Hovnanian Enterprises Inc. (HOV), the largest homebuilder in New Jersey, reported an unexpected profit for its fiscal second quarter as orders jumped 52 percent amid rising U.S. demand for new houses. The shares surged.
Net income for the three months ended April 30 was $1.8 million, or 2 cents a share, compared with a loss of $72.7 million, or 69 cents, a year earlier, the Red Bank-based company said today in a statement. The average estimate of nine analysts surveyed by Bloomberg was for a loss of 32 cents a share.
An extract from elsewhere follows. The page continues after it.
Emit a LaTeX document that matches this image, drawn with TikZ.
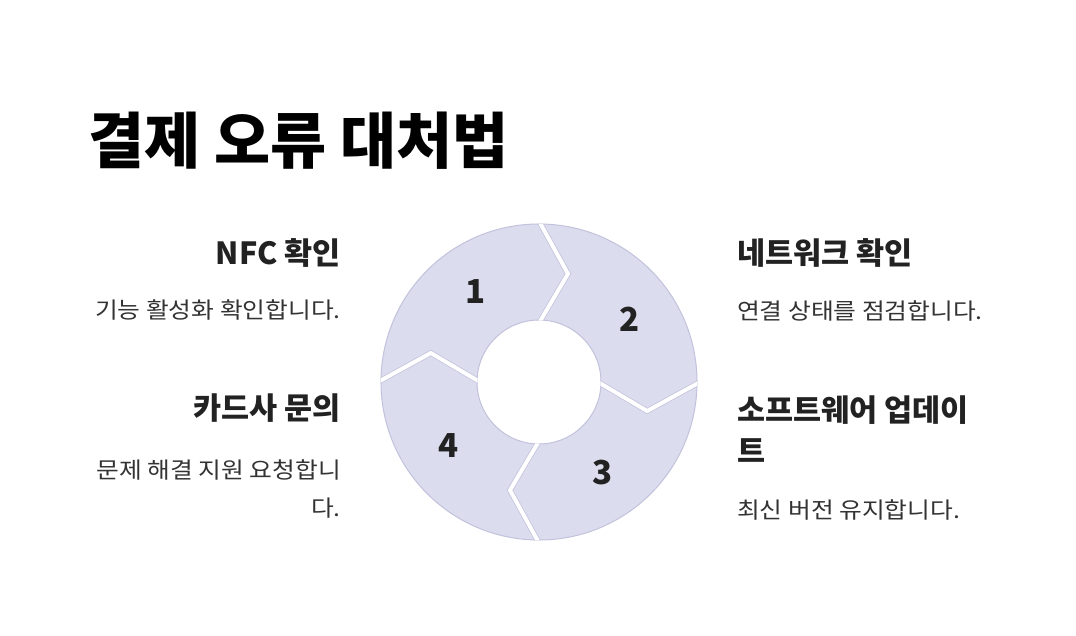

The profit was Hovnanian’s first after eight straight quarters of losses. U.S. homebuilders are reporting increased orders as job gains and record-low mortgage rates help lure buyers. Purchases of new homes in the U.S. rose 3.3 percent in April from the previous month to an annual pace of 343,000, the Commerce Department said May 23.
Hovnanian is “benefiting from the overall lift in the housing market, Megan McGrath, an analyst at MKM Partners LLC in Stamford, Connecticut, said in a telephone interview. ‘‘It was a good quarter. They beat us fair and square.’’
She has a sell rating on the shares.
Hovnanian’s net contracts for the quarter jumped to 1,775 homes from 1,166 a year earlier, the company said. Revenue increased 34 percent to $341.7 million.
The builder’s contract backlog, an indication of future sales, rose 48 percent from a year earlier to 2,298 homes. The cancellation rate was 17 percent, down from 20 percent in the second quarter of 2011.
Chief Executive Officer Ara Hovnanian said the company was able to increase prices or reduce incentives in about 40 percent of its communities during the first half of fiscal 2012.
‘‘As our sales pace is increased, we have tested pricing increases,” he said during a conference call with investors. “We’ve been gradually increasing prices because the last thing we want to do is push prices too far and slow down our sales pace.”